Steve was still not able to bring himself to ask Duane to reciprocate what he was giving him, which would have given Duane the same type of relief Steve was getting from their sharing. So Steve’s also needing a shoulder to cry on never made it onto Duane’s radar.
Ultimately, Duane’s altered financial situation forced him to move to another town, resulting in a dwindling of his and Steve’s contact. Steve’s disease went into remission, but Duane wasn’t around to hear about it and didn’t pursue Steve to ask questions about it. About a year after moving away, Duane did call Steve once, but “the conversation was pretty much the same as it always was before he moved away,” Steve said.
In the interim, some members of a cancer support group had stepped in and given Steve a hand during the roughest periods of his chemo and radiation treatments. It took some time for him to allow that happen, and even longer for him to feel grateful for it. Finally, though, he found himself reflecting, “What’s so bad about needing help—and asking for it? Somehow, sooner or later, everybody needs help some kind of way.”
What take-aways can be gleaned from Steve’s mixed experience with showing up for his friend Duane?
1. Generosity toward others provides relief from preoccupation with our own fears. Uncertainty and danger make the brain shut down “non-essential services” so that we can focus on others’ more immediate problem. After a time, most (though not all) people will then down-shift into a more measured response. Meanwhile, respite from our own burdens provides opportunity to recharge. Then, when we return our attention to our own problems, we’ll be able to address them with a frame of mind that’s better prepared to determine our next steps.
2. Generosity and compassion give us purpose, although if our own wellbeing or survival are critically at risk, we may not “feel” generous—at least, not all the time.
3. Focusing on what’s happening in others’ lives lessens the likelihood that we’ll be overtaken by self-pity or even panic. This leaves open a healthier space for self-care.
4. Opening ourselves to others’ issues provides mutual companionship and builds back-up in our lives that will be needed in times of stress. Even just having someone in our lives who encourages us to “stay on target” during crises makes us feel less helpless and hopeless, and better about our lives generally,
5. Focusing on others instead of our own problems has positive physiological effects: it reduces levels of cortisol and adrenaline in the bloodstream, which allows us to relax and improves our resilience.

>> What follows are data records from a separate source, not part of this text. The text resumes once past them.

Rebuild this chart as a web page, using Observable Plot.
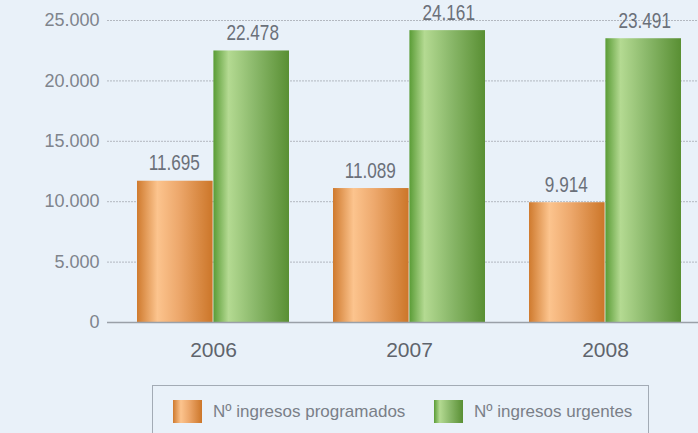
<!DOCTYPE html>
<html>
<head>
<meta charset="utf-8">
<script src="https://cdn.jsdelivr.net/npm/d3@7"></script>
<script src="https://cdn.jsdelivr.net/npm/@observablehq/plot@0.6"></script>
<style>
  html, body { margin: 0; padding: 0; background: #e9f1f9; }
  #wrap { position: relative; width: 698px; height: 433px; overflow: hidden; background: #e9f1f9; }
  #legend {
    position: absolute; left: 152px; top: 385px; width: 497px; height: 70px;
    border: 1px solid #a3abb5; box-sizing: border-box;
    font-family: "Liberation Sans", Arial, sans-serif; font-size: 17px; color: #7a7f88;
  }
  .item { position: absolute; top: 14px; display: flex; align-items: center; }
  .sw { width: 29px; height: 23px; margin-right: 11px; }
</style>
</head>
<body>
<div id="wrap">
  <div id="chart"></div>
  <div id="legend"></div>
</div>
<script>
const years = ["2006", "2007", "2008"];
const programados = [11695, 11089, 9914];
const urgentes = [22478, 24161, 23491];
const seriesNames = ["Nº ingresos programados", "Nº ingresos urgentes"];
const yTicks = [0, 5000, 10000, 15000, 20000, 25000];

const fmt = d => d3.format(",")(d).replace(/,/g, ".");
const rows = years.map((y, i) => ({year: y, prog: programados[i], urg: urgentes[i]}));

const half = 76.4;
const labelFont = "'Liberation Sans', Arial, sans-serif";
const chart = Plot.plot({
  width: 698,
  height: 380,
  marginLeft: 107,
  marginRight: 0,
  marginTop: 20,
  marginBottom: 58,
  style: {background: "transparent", overflow: "visible"},
  x: {domain: years, range: [136, 682], paddingInner: 0.2234, paddingOuter: 0, label: null},
  y: {domain: [0, 25000], label: null},
  marks: [
    Plot.ruleY(yTicks.slice(1), {stroke: "#b3b8c0", strokeDasharray: "2,1", strokeWidth: 1}),
    Plot.barY(rows, {x: "year", y: "prog", fill: "url(#gOrange)", insetRight: half}),
    Plot.barY(rows, {x: "year", y: "urg", fill: "url(#gGreen)", insetLeft: half}),
    Plot.ruleY([0], {stroke: "#9aa0a8", strokeWidth: 1.5}),
    Plot.text(rows, {x: "year", y: "prog", text: d => fmt(d.prog), dx: -half / 2 - 1, dy: -11, lineAnchor: "bottom",
      fontFamily: labelFont, fontSize: 22, fill: "#6b7079", className: "vlab"}),
    Plot.text(rows, {x: "year", y: "urg", text: d => fmt(d.urg), dx: half / 2 + 1, dy: -11, lineAnchor: "bottom",
      fontFamily: labelFont, fontSize: 22, fill: "#6b7079", className: "vlab"}),
    Plot.axisY({ticks: yTicks, tickFormat: fmt, tickSize: 0, tickPadding: 8, fontSize: 18,
      fontFamily: labelFont, fill: "#7f848c"}),
    Plot.axisX({tickSize: 0, tickPadding: 20, fontSize: 21,
      fontFamily: labelFont, fill: "#5f646c"})
  ]
});

const defs = d3.select(chart).insert("defs", ":first-child");
function grad(id, stops) {
  const g = defs.append("linearGradient").attr("id", id).attr("x1", 0).attr("x2", 1).attr("y1", 0).attr("y2", 0);
  stops.forEach(([o, c]) => g.append("stop").attr("offset", o).attr("stop-color", c));
}
const orangeStops = [[0, "#cf7a2e"], [0.27, "#fcc48e"], [0.55, "#eda86c"], [1, "#cc7629"]];
const greenStops = [[0, "#5a9c36"], [0.2, "#b4da92"], [0.55, "#8ab86a"], [1, "#598f33"]];
grad("gOrange", orangeStops);
grad("gGreen", greenStops);

document.getElementById("chart").appendChild(chart);

// narrow (condensed) look for the value labels
d3.select(chart).selectAll(".vlab text").each(function () {
  const w = this.getComputedTextLength();
  this.setAttribute("textLength", (w * 0.78).toFixed(1));
  this.setAttribute("lengthAdjust", "spacingAndGlyphs");
});

const css = stops => "linear-gradient(to right, " + stops.map(([o, c]) => c + " " + (o * 100) + "%").join(", ") + ")";
const legend = document.getElementById("legend");
const lefts = [20, 281];
seriesNames.forEach((name, i) => {
  const it = document.createElement("div");
  it.className = "item";
  it.style.left = lefts[i] + "px";
  const sw = document.createElement("div");
  sw.className = "sw";
  sw.style.background = css(i === 0 ? orangeStops : greenStops);
  const tx = document.createElement("span");
  tx.textContent = name;
  it.appendChild(sw);
  it.appendChild(tx);
  legend.appendChild(it);
});
</script>
</body>
</html>
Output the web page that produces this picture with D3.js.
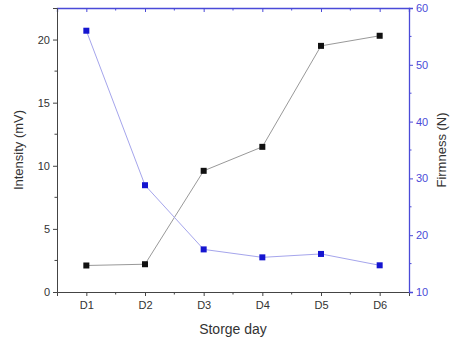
<!DOCTYPE html>
<html>
<head>
<meta charset="utf-8">
<script src="https://cdn.jsdelivr.net/npm/d3@7"></script>
<style>
  body { margin: 0; background: #fff; }
  text { font-family: "Liberation Sans", Arial, sans-serif; }
</style>
</head>
<body>
<div id="chart"></div>
<script>
const days = ["D1", "D2", "D3", "D4", "D5", "D6"];
const intensity = [2.1, 2.2, 9.6, 11.5, 19.5, 20.3];
const firmness = [56.0, 28.8, 17.5, 16.1, 16.7, 14.7];
const leftTicks = [0, 5, 10, 15, 20];
const rightTicks = [10, 20, 30, 40, 50, 60];

const width = 451, height = 343;
const margin = { top: 8, right: 42, bottom: 51, left: 57 };
const iw = width - margin.left - margin.right;
const ih = height - margin.top - margin.bottom;

const svg = d3.select("#chart").append("svg")
  .attr("width", width)
  .attr("height", height);

const g = svg.append("g")
  .attr("transform", `translate(${margin.left},${margin.top})`);

// x positions: categories at 1..6, axis spans 0.5..6.5
const x = d3.scaleLinear().domain([0.5, 6.5]).range([0, iw]);
const yL = d3.scaleLinear().domain([0, 22.5]).range([ih, 0]);
const yR = d3.scaleLinear().domain([10, 60]).range([ih, 0]);

const blue = "#4a4ad8";
const dark = "#444";

// bottom axis
const xMajor = days.map((d, i) => i + 1);
const xMinor = d3.range(1.5, 6.5, 1);
const bottomAxis = g.append("g").attr("transform", `translate(0,${ih})`);
bottomAxis.call(d3.axisBottom(x).tickValues(xMajor).tickFormat((d, i) => days[i]).tickSize(4).tickPadding(5))
  .call(a => a.select(".domain").attr("stroke", dark));
bottomAxis.selectAll(".tick line").attr("stroke", dark);
bottomAxis.selectAll(".tick text").attr("fill", "#333").style("font-size", "11px");
bottomAxis.selectAll(".minor").data(xMinor).join("line")
  .attr("x1", d => x(d)).attr("x2", d => x(d))
  .attr("y1", 0).attr("y2", 2.5).attr("stroke", dark);

// top axis (blue, inward ticks)
const topAxis = g.append("g");
topAxis.call(d3.axisTop(x).tickValues(xMajor).tickFormat("").tickSize(-4))
  .call(a => a.select(".domain").attr("stroke", blue).attr("stroke-width", 1.3));
topAxis.selectAll(".tick line").attr("stroke", blue);
topAxis.selectAll(".minor").data(xMinor).join("line")
  .attr("x1", d => x(d)).attr("x2", d => x(d))
  .attr("y1", 0).attr("y2", 2.5).attr("stroke", blue);

// left axis
const leftAxis = g.append("g");
leftAxis.call(d3.axisLeft(yL).tickValues(leftTicks).tickSize(4).tickPadding(3))
  .call(a => a.select(".domain").attr("stroke", dark));
leftAxis.selectAll(".tick line").attr("stroke", dark);
leftAxis.selectAll(".tick text").attr("fill", "#333").style("font-size", "11px");
leftAxis.selectAll(".minor").data(d3.range(2.5, 22.5, 5)).join("line")
  .attr("x1", 0).attr("x2", -2.5)
  .attr("y1", d => yL(d)).attr("y2", d => yL(d)).attr("stroke", dark);

// right axis (blue)
const rightAxis = g.append("g").attr("transform", `translate(${iw},0)`);
rightAxis.call(d3.axisRight(yR).tickValues(rightTicks).tickSize(4).tickPadding(3))
  .call(a => a.select(".domain").attr("stroke", blue).attr("stroke-width", 1.3));
rightAxis.selectAll(".tick line").attr("stroke", blue);
rightAxis.selectAll(".tick text").attr("fill", blue).style("font-size", "11px");
rightAxis.selectAll(".minor").data(d3.range(15, 60, 10)).join("line")
  .attr("x1", 0).attr("x2", 2.5)
  .attr("y1", d => yR(d)).attr("y2", d => yR(d)).attr("stroke", blue);

// intensity series
g.append("path")
  .datum(intensity)
  .attr("fill", "none")
  .attr("stroke", "#999")
  .attr("stroke-width", 1)
  .attr("d", d3.line().x((d, i) => x(i + 1)).y(d => yL(d)));
g.selectAll(".pI").data(intensity).join("rect")
  .attr("class", "pI")
  .attr("x", (d, i) => x(i + 1) - 3).attr("y", d => yL(d) - 3)
  .attr("width", 6).attr("height", 6).attr("fill", "#111");

// firmness series
g.append("path")
  .datum(firmness)
  .attr("fill", "none")
  .attr("stroke", "#a5a5ec")
  .attr("stroke-width", 1)
  .attr("d", d3.line().x((d, i) => x(i + 1)).y(d => yR(d)));
g.selectAll(".pF").data(firmness).join("rect")
  .attr("class", "pF")
  .attr("x", (d, i) => x(i + 1) - 3).attr("y", d => yR(d) - 3)
  .attr("width", 6).attr("height", 6).attr("fill", "#1515d0");

// axis titles
svg.append("text")
  .attr("x", margin.left + iw / 2).attr("y", 334)
  .attr("text-anchor", "middle")
  .style("font-size", "14px").attr("fill", "#333")
  .text("Storge day");

svg.append("text")
  .attr("transform", `translate(23,${margin.top + ih / 2}) rotate(-90)`)
  .attr("text-anchor", "middle")
  .style("font-size", "13px").attr("fill", "#333")
  .text("Intensity (mV)");

svg.append("text")
  .attr("transform", `translate(446,${margin.top + ih / 2}) rotate(-90)`)
  .attr("text-anchor", "middle")
  .style("font-size", "13px").attr("fill", "#333")
  .text("Firmness (N)");
</script>
</body>
</html>
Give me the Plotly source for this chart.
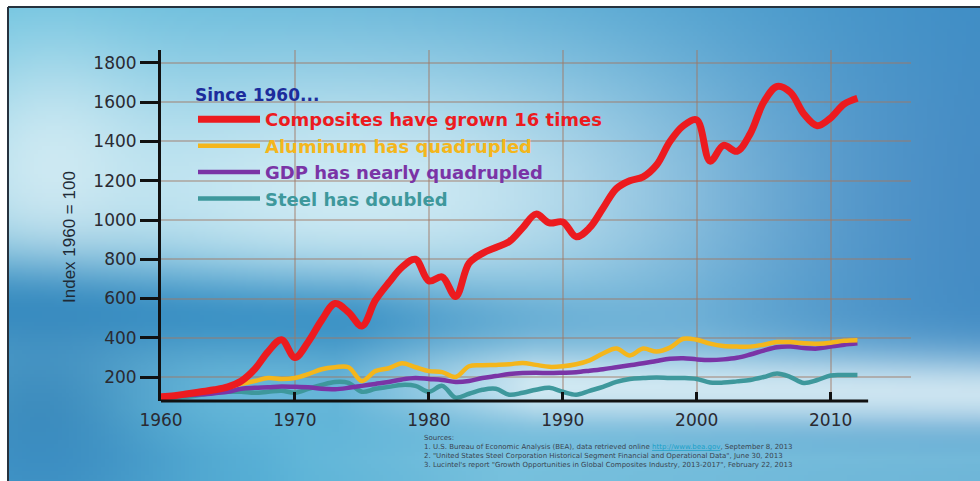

An unexpected add-on to Steve’s experience with the cancer support group was that he moved from seeing it as “a bunch of pitiful wounded birds caring for other pitiful wounded birds,” to seeing and appreciating that the group was, in reality, no more and no less than humans sharing the experience of being human. “I never had a clue what that was, or that it was something that had been missing from my life. I damn sure never would have asked to get cancer,” he reflected, “but being so sick gave me a chance to let others into my life like I never did before. And that’s probably the best thing that’s ever happened to me.”